**GOAL:**
Go over the entries below line by line, copying each one that contains the word "this".

======== DATASET CONTENT

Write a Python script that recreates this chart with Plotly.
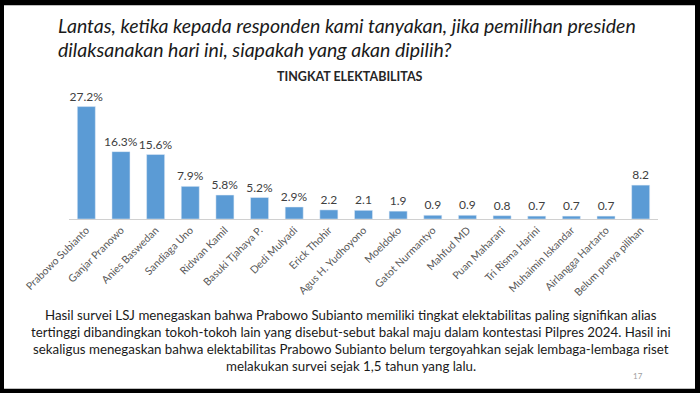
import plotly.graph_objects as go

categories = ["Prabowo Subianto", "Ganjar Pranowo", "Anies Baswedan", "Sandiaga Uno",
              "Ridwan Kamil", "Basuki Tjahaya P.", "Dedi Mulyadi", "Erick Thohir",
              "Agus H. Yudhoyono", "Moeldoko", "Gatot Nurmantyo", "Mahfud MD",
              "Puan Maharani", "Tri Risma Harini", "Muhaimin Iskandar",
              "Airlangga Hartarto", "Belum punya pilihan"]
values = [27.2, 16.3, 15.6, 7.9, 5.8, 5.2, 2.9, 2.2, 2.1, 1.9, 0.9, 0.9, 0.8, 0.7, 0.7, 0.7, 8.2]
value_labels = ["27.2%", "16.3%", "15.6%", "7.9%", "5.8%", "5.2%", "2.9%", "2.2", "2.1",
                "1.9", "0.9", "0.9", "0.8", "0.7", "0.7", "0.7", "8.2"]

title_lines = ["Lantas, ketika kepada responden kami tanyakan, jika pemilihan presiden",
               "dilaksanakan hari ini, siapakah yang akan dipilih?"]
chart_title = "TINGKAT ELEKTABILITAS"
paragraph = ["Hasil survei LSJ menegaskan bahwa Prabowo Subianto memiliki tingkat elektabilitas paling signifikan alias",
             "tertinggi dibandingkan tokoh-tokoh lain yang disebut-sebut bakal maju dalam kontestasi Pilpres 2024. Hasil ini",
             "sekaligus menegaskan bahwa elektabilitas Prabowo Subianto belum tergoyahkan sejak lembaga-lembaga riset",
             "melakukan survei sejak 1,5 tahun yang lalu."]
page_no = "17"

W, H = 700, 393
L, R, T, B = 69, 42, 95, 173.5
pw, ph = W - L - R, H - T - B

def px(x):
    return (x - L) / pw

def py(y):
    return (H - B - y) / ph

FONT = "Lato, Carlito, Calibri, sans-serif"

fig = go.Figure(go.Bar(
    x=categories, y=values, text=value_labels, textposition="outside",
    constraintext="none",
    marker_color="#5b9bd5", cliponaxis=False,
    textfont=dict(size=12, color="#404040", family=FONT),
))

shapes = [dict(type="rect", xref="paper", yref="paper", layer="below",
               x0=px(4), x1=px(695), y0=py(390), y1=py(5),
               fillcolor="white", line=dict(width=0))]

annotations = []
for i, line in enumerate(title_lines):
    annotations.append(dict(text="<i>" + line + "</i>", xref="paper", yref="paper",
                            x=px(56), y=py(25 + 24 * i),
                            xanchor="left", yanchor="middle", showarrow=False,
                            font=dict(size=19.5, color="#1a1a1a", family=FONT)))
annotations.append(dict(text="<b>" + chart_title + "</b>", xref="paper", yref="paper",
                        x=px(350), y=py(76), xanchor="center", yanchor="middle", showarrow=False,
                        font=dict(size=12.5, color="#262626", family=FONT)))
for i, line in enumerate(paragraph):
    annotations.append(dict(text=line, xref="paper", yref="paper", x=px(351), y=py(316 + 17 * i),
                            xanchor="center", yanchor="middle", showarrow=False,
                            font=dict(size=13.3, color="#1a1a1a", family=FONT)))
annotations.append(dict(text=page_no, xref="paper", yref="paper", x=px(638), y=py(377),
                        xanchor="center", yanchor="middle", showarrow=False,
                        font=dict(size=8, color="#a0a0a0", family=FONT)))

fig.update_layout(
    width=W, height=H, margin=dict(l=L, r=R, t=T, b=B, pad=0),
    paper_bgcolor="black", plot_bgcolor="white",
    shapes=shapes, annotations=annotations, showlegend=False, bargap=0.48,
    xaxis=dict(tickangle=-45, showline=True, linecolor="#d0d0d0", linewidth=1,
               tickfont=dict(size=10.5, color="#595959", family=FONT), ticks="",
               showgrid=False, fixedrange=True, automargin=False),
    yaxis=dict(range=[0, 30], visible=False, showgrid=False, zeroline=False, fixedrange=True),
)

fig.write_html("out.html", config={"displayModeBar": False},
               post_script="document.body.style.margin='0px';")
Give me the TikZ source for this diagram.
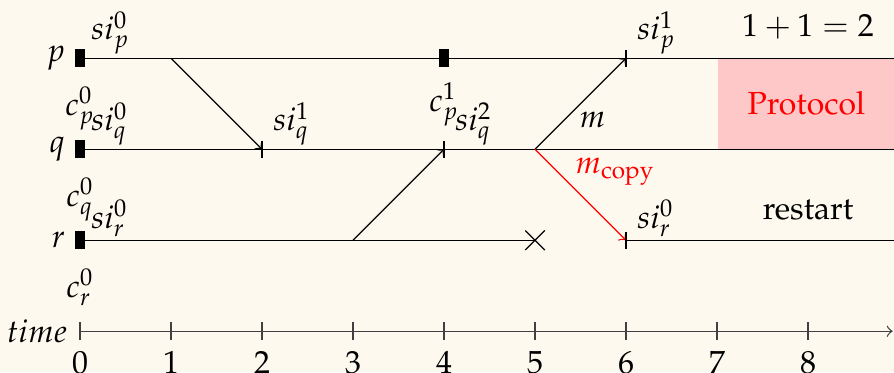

================

**OUTPUT BELOW:**
Write a Python script that recreates this chart with Plotly.
Give me the TikZ source for this diagram.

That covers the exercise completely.